Start
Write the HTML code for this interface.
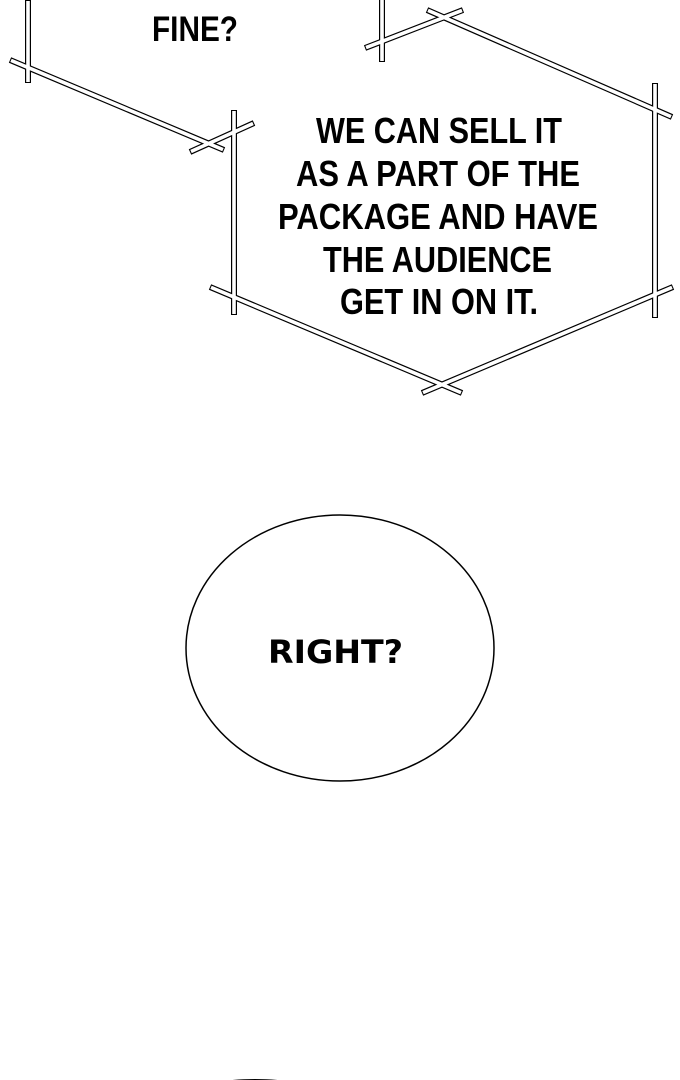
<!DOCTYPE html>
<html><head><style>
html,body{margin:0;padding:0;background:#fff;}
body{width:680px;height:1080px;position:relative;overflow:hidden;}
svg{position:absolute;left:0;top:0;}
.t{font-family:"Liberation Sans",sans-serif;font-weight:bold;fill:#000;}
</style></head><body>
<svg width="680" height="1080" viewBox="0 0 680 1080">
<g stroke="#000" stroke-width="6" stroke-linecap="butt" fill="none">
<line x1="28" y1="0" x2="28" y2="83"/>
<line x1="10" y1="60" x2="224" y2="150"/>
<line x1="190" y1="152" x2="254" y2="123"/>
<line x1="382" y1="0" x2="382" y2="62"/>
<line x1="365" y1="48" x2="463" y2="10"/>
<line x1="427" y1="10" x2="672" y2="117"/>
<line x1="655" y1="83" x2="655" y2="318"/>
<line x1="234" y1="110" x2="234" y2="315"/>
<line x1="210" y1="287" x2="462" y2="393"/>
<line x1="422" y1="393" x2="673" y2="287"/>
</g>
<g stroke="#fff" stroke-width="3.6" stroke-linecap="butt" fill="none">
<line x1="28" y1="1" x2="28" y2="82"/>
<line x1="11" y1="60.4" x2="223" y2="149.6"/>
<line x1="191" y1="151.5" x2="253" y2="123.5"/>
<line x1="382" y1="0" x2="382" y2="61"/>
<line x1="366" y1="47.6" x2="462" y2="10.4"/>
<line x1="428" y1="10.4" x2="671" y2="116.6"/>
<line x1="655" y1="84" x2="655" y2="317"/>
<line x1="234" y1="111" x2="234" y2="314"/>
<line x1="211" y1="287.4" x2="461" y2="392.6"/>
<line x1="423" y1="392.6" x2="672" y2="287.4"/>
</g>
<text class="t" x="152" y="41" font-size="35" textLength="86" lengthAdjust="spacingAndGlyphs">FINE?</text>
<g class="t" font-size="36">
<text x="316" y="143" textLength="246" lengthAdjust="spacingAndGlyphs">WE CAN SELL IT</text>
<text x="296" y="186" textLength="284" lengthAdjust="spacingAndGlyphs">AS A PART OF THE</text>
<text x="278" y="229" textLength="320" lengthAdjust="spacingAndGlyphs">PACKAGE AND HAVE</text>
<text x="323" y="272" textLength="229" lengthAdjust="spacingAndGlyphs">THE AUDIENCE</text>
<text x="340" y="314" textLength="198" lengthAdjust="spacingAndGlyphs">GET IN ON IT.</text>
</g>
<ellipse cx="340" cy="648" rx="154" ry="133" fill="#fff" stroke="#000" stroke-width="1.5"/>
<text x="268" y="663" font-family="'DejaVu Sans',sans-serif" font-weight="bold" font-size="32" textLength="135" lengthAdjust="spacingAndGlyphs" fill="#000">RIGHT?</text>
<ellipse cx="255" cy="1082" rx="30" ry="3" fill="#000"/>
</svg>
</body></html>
End
Aim of the task = Your task is to reproduce all of the material exactly. The pictures stay out.

Completed task =
Write the HTML code for this interface.
<!DOCTYPE html>
<html><head><style>
html,body{margin:0;padding:0;background:#fff;}
body{width:680px;height:1080px;position:relative;overflow:hidden;}
svg{position:absolute;left:0;top:0;}
.t{font-family:"Liberation Sans",sans-serif;font-weight:bold;fill:#000;}
</style></head><body>
<svg width="680" height="1080" viewBox="0 0 680 1080">
<g stroke="#000" stroke-width="6" stroke-linecap="butt" fill="none">
<line x1="28" y1="0" x2="28" y2="83"/>
<line x1="10" y1="60" x2="224" y2="150"/>
<line x1="190" y1="152" x2="254" y2="123"/>
<line x1="382" y1="0" x2="382" y2="62"/>
<line x1="365" y1="48" x2="463" y2="10"/>
<line x1="427" y1="10" x2="672" y2="117"/>
<line x1="655" y1="83" x2="655" y2="318"/>
<line x1="234" y1="110" x2="234" y2="315"/>
<line x1="210" y1="287" x2="462" y2="393"/>
<line x1="422" y1="393" x2="673" y2="287"/>
</g>
<g stroke="#fff" stroke-width="3.6" stroke-linecap="butt" fill="none">
<line x1="28" y1="1" x2="28" y2="82"/>
<line x1="11" y1="60.4" x2="223" y2="149.6"/>
<line x1="191" y1="151.5" x2="253" y2="123.5"/>
<line x1="382" y1="0" x2="382" y2="61"/>
<line x1="366" y1="47.6" x2="462" y2="10.4"/>
<line x1="428" y1="10.4" x2="671" y2="116.6"/>
<line x1="655" y1="84" x2="655" y2="317"/>
<line x1="234" y1="111" x2="234" y2="314"/>
<line x1="211" y1="287.4" x2="461" y2="392.6"/>
<line x1="423" y1="392.6" x2="672" y2="287.4"/>
</g>
<text class="t" x="152" y="41" font-size="35" textLength="86" lengthAdjust="spacingAndGlyphs">FINE?</text>
<g class="t" font-size="36">
<text x="316" y="143" textLength="246" lengthAdjust="spacingAndGlyphs">WE CAN SELL IT</text>
<text x="296" y="186" textLength="284" lengthAdjust="spacingAndGlyphs">AS A PART OF THE</text>
<text x="278" y="229" textLength="320" lengthAdjust="spacingAndGlyphs">PACKAGE AND HAVE</text>
<text x="323" y="272" textLength="229" lengthAdjust="spacingAndGlyphs">THE AUDIENCE</text>
<text x="340" y="314" textLength="198" lengthAdjust="spacingAndGlyphs">GET IN ON IT.</text>
</g>
<ellipse cx="340" cy="648" rx="154" ry="133" fill="#fff" stroke="#000" stroke-width="1.5"/>
<text x="268" y="663" font-family="'DejaVu Sans',sans-serif" font-weight="bold" font-size="32" textLength="135" lengthAdjust="spacingAndGlyphs" fill="#000">RIGHT?</text>
<ellipse cx="255" cy="1082" rx="30" ry="3" fill="#000"/>
</svg>
</body></html>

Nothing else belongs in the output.